**Data section**
— start —

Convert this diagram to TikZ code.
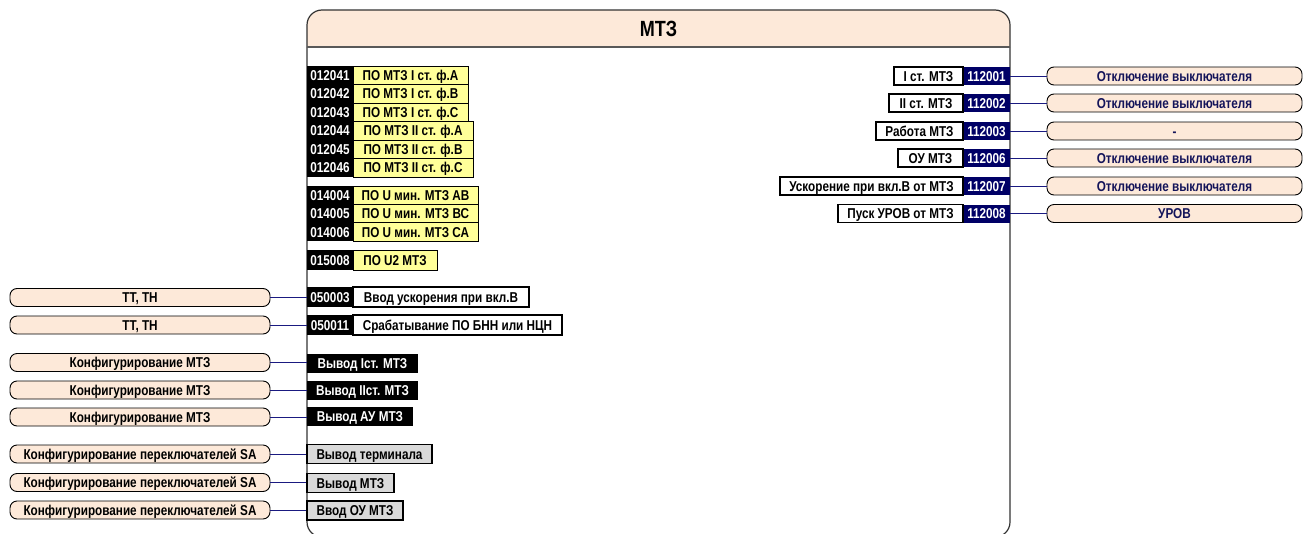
\documentclass[tikz,border=0pt]{standalone}
\usepackage{fontspec}
\setmainfont[FakeStretch=0.82]{Liberation Sans}
\definecolor{peach}{HTML}{FDE9D9}
\definecolor{ylw}{HTML}{FFFF99}
\definecolor{gry}{HTML}{D9D9D9}
\definecolor{navyb}{HTML}{000066}
\definecolor{navyl}{HTML}{1A1A80}
\definecolor{navyt}{HTML}{14145A}
\definecolor{edge}{HTML}{333333}
\begin{document}
\begin{tikzpicture}[x=1pt,y=-1pt,
  every node/.style={font=\bfseries\fontsize{14.3}{16}\selectfont, inner sep=0pt, text height=10.2pt, text depth=0pt},
  numk/.style={fill=black, text=white, minimum width=46},
  numn/.style={fill=navyb, text=white, minimum width=47, minimum height=18},
  ybox/.style={fill=ylw, draw=black, line width=0.9},
  wbox/.style={fill=white, draw=black, line width=1.1},
  kbox/.style={fill=black, text=white, minimum height=19},
  gbox/.style={fill=gry, draw=black, line width=1.1, minimum height=19},
  pillL/.style={fill=peach, draw=black, line width=0.9, rounded corners=7, minimum width=260, minimum height=18},
  pillR/.style={fill=peach, draw=black, line width=0.9, rounded corners=7, minimum width=255, minimum height=18, text=navyt},
  conn/.style={draw=navyl, line width=0.9}
]
\useasboundingbox (0,0) rectangle (1304,533);
\clip (0,0) rectangle (1304,533);

% main block
\draw[line width=1.2, draw=edge, rounded corners=15] (307,47) -- (307,537) -- (1010,537) -- (1010,47);
\fill[peach] (307,47) [rounded corners=15]-- (307,10) -- (1010,10) [sharp corners]-- (1010,47) -- cycle;
\draw[line width=1.2, draw=edge] (307,47) [rounded corners=15]-- (307,10) -- (1010,10) [sharp corners]-- (1010,47);
\draw[line width=1.2, draw=black!65] (307,47) -- (1010,47);
\node[font=\bfseries\fontsize{22}{24}\selectfont, text height=15.7pt] (title) at (658.5,29) {МТЗ};

% group 1
\node[numk, minimum height=18.5] (a1) at (330,75.25) {012041};
\node[numk, minimum height=18.5] (a2) at (330,93.75) {012042};
\node[numk, minimum height=18.5] (a3) at (330,112.25) {012043};
\node[numk, minimum height=18.5] (a4) at (330,130.75) {012044};
\node[numk, minimum height=18.5] (a5) at (330,149.25) {012045};
\node[numk, minimum height=18.5] (a6) at (330,167.75) {012046};
\node[ybox, minimum width=115, minimum height=18.5] (b1) at (410.5,75.25) {ПО МТЗ I ст. ф.А};
\node[ybox, minimum width=115, minimum height=18.5] (b2) at (410.5,93.75) {ПО МТЗ I ст. ф.В};
\node[ybox, minimum width=115, minimum height=18.5] (b3) at (410.5,112.25) {ПО МТЗ I ст. ф.С};
\node[ybox, minimum width=120, minimum height=18.5] (b4) at (413,130.75) {ПО МТЗ II ст. ф.А};
\node[ybox, minimum width=120, minimum height=18.5] (b5) at (413,149.25) {ПО МТЗ II ст. ф.В};
\node[ybox, minimum width=120, minimum height=18.5] (b6) at (413,167.75) {ПО МТЗ II ст. ф.С};

% group 2
\node[numk, minimum height=18.4] (c1) at (330,195.2) {014004};
\node[numk, minimum height=18.4] (c2) at (330,213.6) {014005};
\node[numk, minimum height=18.4] (c3) at (330,232) {014006};
\node[ybox, minimum width=125, minimum height=18.4] (d1) at (415.5,195.2) {ПО U мин. МТЗ АВ};
\node[ybox, minimum width=125, minimum height=18.4] (d2) at (415.5,213.6) {ПО U мин. МТЗ ВС};
\node[ybox, minimum width=125, minimum height=18.4] (d3) at (415.5,232) {ПО U мин. МТЗ СА};

\node[numk, minimum height=20] (e1) at (330,260) {015008};
\node[ybox, minimum width=84, minimum height=20] (f1) at (395,260) {ПО U2 МТЗ};

\node[numk, minimum height=20] (g1) at (330,297) {050003};
\node[wbox, minimum width=176, minimum height=20] (h1) at (441,297) {Ввод ускорения при вкл.В};
\node[numk, minimum height=20] (g2) at (330,325) {050011};
\node[wbox, minimum width=209, minimum height=20] (h2) at (457.5,325) {Срабатывание ПО БНН или НЦН};

\node[kbox, minimum width=111] (k1) at (362.5,363) {Вывод Iст. МТЗ};
\node[kbox, minimum width=111] (k2) at (362.5,390) {Вывод IIст. МТЗ};
\node[kbox, minimum width=106] (k3) at (360,416) {Вывод АУ МТЗ};

\node[gbox, minimum width=125] (s1) at (369.5,454) {Вывод терминала};
\node[gbox, minimum width=87] (s2) at (350.5,483) {Вывод МТЗ};
\node[gbox, minimum width=96] (s3) at (355,510.5) {Ввод ОУ МТЗ};

% left pills
\node[pillL] (p1) at (140,297.5) {ТТ, ТН};
\node[pillL] (p2) at (140,325) {ТТ, ТН};
\node[pillL] (p3) at (140,362.5) {Конфигурирование МТЗ};
\node[pillL] (p4) at (140,390) {Конфигурирование МТЗ};
\node[pillL] (p5) at (140,417) {Конфигурирование МТЗ};
\node[pillL] (p6) at (140,454) {Конфигурирование переключателей SA};
\node[pillL] (p7) at (140,482.5) {Конфигурирование переключателей SA};
\node[pillL] (p8) at (140,510) {Конфигурирование переключателей SA};

\draw[conn] (p1.east) -- (p1.east -| g1.west);
\draw[conn] (p2.east) -- (p2.east -| g2.west);
\draw[conn] (p3.east) -- (p3.east -| k1.west);
\draw[conn] (p4.east) -- (p4.east -| k2.west);
\draw[conn] (p5.east) -- (p5.east -| k3.west);
\draw[conn] (p6.east) -- (p6.east -| s1.west);
\draw[conn] (p7.east) -- (p7.east -| s2.west);
\draw[conn] (p8.east) -- (p8.east -| s3.west);

% right outputs
\node[numn] (r1) at (986.5,76) {112001};
\node[numn] (r2) at (986.5,103) {112002};
\node[numn] (r3) at (986.5,131) {112003};
\node[numn] (r4) at (986.5,158) {112006};
\node[numn] (r5) at (986.5,186) {112007};
\node[numn] (r6) at (986.5,213.5) {112008};
\node[wbox, minimum width=69, minimum height=18] (q1) at (928.5,76) {I ст. МТЗ};
\node[wbox, minimum width=74, minimum height=18] (q2) at (926,103) {II ст. МТЗ};
\node[wbox, minimum width=87, minimum height=18] (q3) at (919.5,131) {Работа МТЗ};
\node[wbox, minimum width=65, minimum height=18] (q4) at (930.5,158) {ОУ МТЗ};
\node[wbox, minimum width=183, minimum height=18] (q5) at (871.5,186) {Ускорение при вкл.В от МТЗ};
\node[wbox, minimum width=125, minimum height=18] (q6) at (900.5,213.5) {Пуск УРОВ от МТЗ};

\node[pillR] (t1) at (1174.5,76) {Отключение выключателя};
\node[pillR] (t2) at (1174.5,103) {Отключение выключателя};
\node[pillR] (t3) at (1174.5,131) {-};
\node[pillR] (t4) at (1174.5,158) {Отключение выключателя};
\node[pillR] (t5) at (1174.5,186) {Отключение выключателя};
\node[pillR] (t6) at (1174.5,213.5) {УРОВ};

\draw[conn] (r1.east) -- (r1.east -| t1.west);
\draw[conn] (r2.east) -- (r2.east -| t2.west);
\draw[conn] (r3.east) -- (r3.east -| t3.west);
\draw[conn] (r4.east) -- (r4.east -| t4.west);
\draw[conn] (r5.east) -- (r5.east -| t5.west);
\draw[conn] (r6.east) -- (r6.east -| t6.west);
\end{tikzpicture}
\end{document}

— end —

**Job**
Reproduce the material word for word. Any pictures should be left out of the copy.

**Solved problem**
Convert this diagram to TikZ code.
\documentclass[tikz,border=0pt]{standalone}
\usepackage{fontspec}
\setmainfont[FakeStretch=0.82]{Liberation Sans}
\definecolor{peach}{HTML}{FDE9D9}
\definecolor{ylw}{HTML}{FFFF99}
\definecolor{gry}{HTML}{D9D9D9}
\definecolor{navyb}{HTML}{000066}
\definecolor{navyl}{HTML}{1A1A80}
\definecolor{navyt}{HTML}{14145A}
\definecolor{edge}{HTML}{333333}
\begin{document}
\begin{tikzpicture}[x=1pt,y=-1pt,
  every node/.style={font=\bfseries\fontsize{14.3}{16}\selectfont, inner sep=0pt, text height=10.2pt, text depth=0pt},
  numk/.style={fill=black, text=white, minimum width=46},
  numn/.style={fill=navyb, text=white, minimum width=47, minimum height=18},
  ybox/.style={fill=ylw, draw=black, line width=0.9},
  wbox/.style={fill=white, draw=black, line width=1.1},
  kbox/.style={fill=black, text=white, minimum height=19},
  gbox/.style={fill=gry, draw=black, line width=1.1, minimum height=19},
  pillL/.style={fill=peach, draw=black, line width=0.9, rounded corners=7, minimum width=260, minimum height=18},
  pillR/.style={fill=peach, draw=black, line width=0.9, rounded corners=7, minimum width=255, minimum height=18, text=navyt},
  conn/.style={draw=navyl, line width=0.9}
]
\useasboundingbox (0,0) rectangle (1304,533);
\clip (0,0) rectangle (1304,533);

% main block
\draw[line width=1.2, draw=edge, rounded corners=15] (307,47) -- (307,537) -- (1010,537) -- (1010,47);
\fill[peach] (307,47) [rounded corners=15]-- (307,10) -- (1010,10) [sharp corners]-- (1010,47) -- cycle;
\draw[line width=1.2, draw=edge] (307,47) [rounded corners=15]-- (307,10) -- (1010,10) [sharp corners]-- (1010,47);
\draw[line width=1.2, draw=black!65] (307,47) -- (1010,47);
\node[font=\bfseries\fontsize{22}{24}\selectfont, text height=15.7pt] (title) at (658.5,29) {МТЗ};

% group 1
\node[numk, minimum height=18.5] (a1) at (330,75.25) {012041};
\node[numk, minimum height=18.5] (a2) at (330,93.75) {012042};
\node[numk, minimum height=18.5] (a3) at (330,112.25) {012043};
\node[numk, minimum height=18.5] (a4) at (330,130.75) {012044};
\node[numk, minimum height=18.5] (a5) at (330,149.25) {012045};
\node[numk, minimum height=18.5] (a6) at (330,167.75) {012046};
\node[ybox, minimum width=115, minimum height=18.5] (b1) at (410.5,75.25) {ПО МТЗ I ст. ф.А};
\node[ybox, minimum width=115, minimum height=18.5] (b2) at (410.5,93.75) {ПО МТЗ I ст. ф.В};
\node[ybox, minimum width=115, minimum height=18.5] (b3) at (410.5,112.25) {ПО МТЗ I ст. ф.С};
\node[ybox, minimum width=120, minimum height=18.5] (b4) at (413,130.75) {ПО МТЗ II ст. ф.А};
\node[ybox, minimum width=120, minimum height=18.5] (b5) at (413,149.25) {ПО МТЗ II ст. ф.В};
\node[ybox, minimum width=120, minimum height=18.5] (b6) at (413,167.75) {ПО МТЗ II ст. ф.С};

% group 2
\node[numk, minimum height=18.4] (c1) at (330,195.2) {014004};
\node[numk, minimum height=18.4] (c2) at (330,213.6) {014005};
\node[numk, minimum height=18.4] (c3) at (330,232) {014006};
\node[ybox, minimum width=125, minimum height=18.4] (d1) at (415.5,195.2) {ПО U мин. МТЗ АВ};
\node[ybox, minimum width=125, minimum height=18.4] (d2) at (415.5,213.6) {ПО U мин. МТЗ ВС};
\node[ybox, minimum width=125, minimum height=18.4] (d3) at (415.5,232) {ПО U мин. МТЗ СА};

\node[numk, minimum height=20] (e1) at (330,260) {015008};
\node[ybox, minimum width=84, minimum height=20] (f1) at (395,260) {ПО U2 МТЗ};

\node[numk, minimum height=20] (g1) at (330,297) {050003};
\node[wbox, minimum width=176, minimum height=20] (h1) at (441,297) {Ввод ускорения при вкл.В};
\node[numk, minimum height=20] (g2) at (330,325) {050011};
\node[wbox, minimum width=209, minimum height=20] (h2) at (457.5,325) {Срабатывание ПО БНН или НЦН};

\node[kbox, minimum width=111] (k1) at (362.5,363) {Вывод Iст. МТЗ};
\node[kbox, minimum width=111] (k2) at (362.5,390) {Вывод IIст. МТЗ};
\node[kbox, minimum width=106] (k3) at (360,416) {Вывод АУ МТЗ};

\node[gbox, minimum width=125] (s1) at (369.5,454) {Вывод терминала};
\node[gbox, minimum width=87] (s2) at (350.5,483) {Вывод МТЗ};
\node[gbox, minimum width=96] (s3) at (355,510.5) {Ввод ОУ МТЗ};

% left pills
\node[pillL] (p1) at (140,297.5) {ТТ, ТН};
\node[pillL] (p2) at (140,325) {ТТ, ТН};
\node[pillL] (p3) at (140,362.5) {Конфигурирование МТЗ};
\node[pillL] (p4) at (140,390) {Конфигурирование МТЗ};
\node[pillL] (p5) at (140,417) {Конфигурирование МТЗ};
\node[pillL] (p6) at (140,454) {Конфигурирование переключателей SA};
\node[pillL] (p7) at (140,482.5) {Конфигурирование переключателей SA};
\node[pillL] (p8) at (140,510) {Конфигурирование переключателей SA};

\draw[conn] (p1.east) -- (p1.east -| g1.west);
\draw[conn] (p2.east) -- (p2.east -| g2.west);
\draw[conn] (p3.east) -- (p3.east -| k1.west);
\draw[conn] (p4.east) -- (p4.east -| k2.west);
\draw[conn] (p5.east) -- (p5.east -| k3.west);
\draw[conn] (p6.east) -- (p6.east -| s1.west);
\draw[conn] (p7.east) -- (p7.east -| s2.west);
\draw[conn] (p8.east) -- (p8.east -| s3.west);

% right outputs
\node[numn] (r1) at (986.5,76) {112001};
\node[numn] (r2) at (986.5,103) {112002};
\node[numn] (r3) at (986.5,131) {112003};
\node[numn] (r4) at (986.5,158) {112006};
\node[numn] (r5) at (986.5,186) {112007};
\node[numn] (r6) at (986.5,213.5) {112008};
\node[wbox, minimum width=69, minimum height=18] (q1) at (928.5,76) {I ст. МТЗ};
\node[wbox, minimum width=74, minimum height=18] (q2) at (926,103) {II ст. МТЗ};
\node[wbox, minimum width=87, minimum height=18] (q3) at (919.5,131) {Работа МТЗ};
\node[wbox, minimum width=65, minimum height=18] (q4) at (930.5,158) {ОУ МТЗ};
\node[wbox, minimum width=183, minimum height=18] (q5) at (871.5,186) {Ускорение при вкл.В от МТЗ};
\node[wbox, minimum width=125, minimum height=18] (q6) at (900.5,213.5) {Пуск УРОВ от МТЗ};

\node[pillR] (t1) at (1174.5,76) {Отключение выключателя};
\node[pillR] (t2) at (1174.5,103) {Отключение выключателя};
\node[pillR] (t3) at (1174.5,131) {-};
\node[pillR] (t4) at (1174.5,158) {Отключение выключателя};
\node[pillR] (t5) at (1174.5,186) {Отключение выключателя};
\node[pillR] (t6) at (1174.5,213.5) {УРОВ};

\draw[conn] (r1.east) -- (r1.east -| t1.west);
\draw[conn] (r2.east) -- (r2.east -| t2.west);
\draw[conn] (r3.east) -- (r3.east -| t3.west);
\draw[conn] (r4.east) -- (r4.east -| t4.west);
\draw[conn] (r5.east) -- (r5.east -| t5.west);
\draw[conn] (r6.east) -- (r6.east -| t6.west);
\end{tikzpicture}
\end{document}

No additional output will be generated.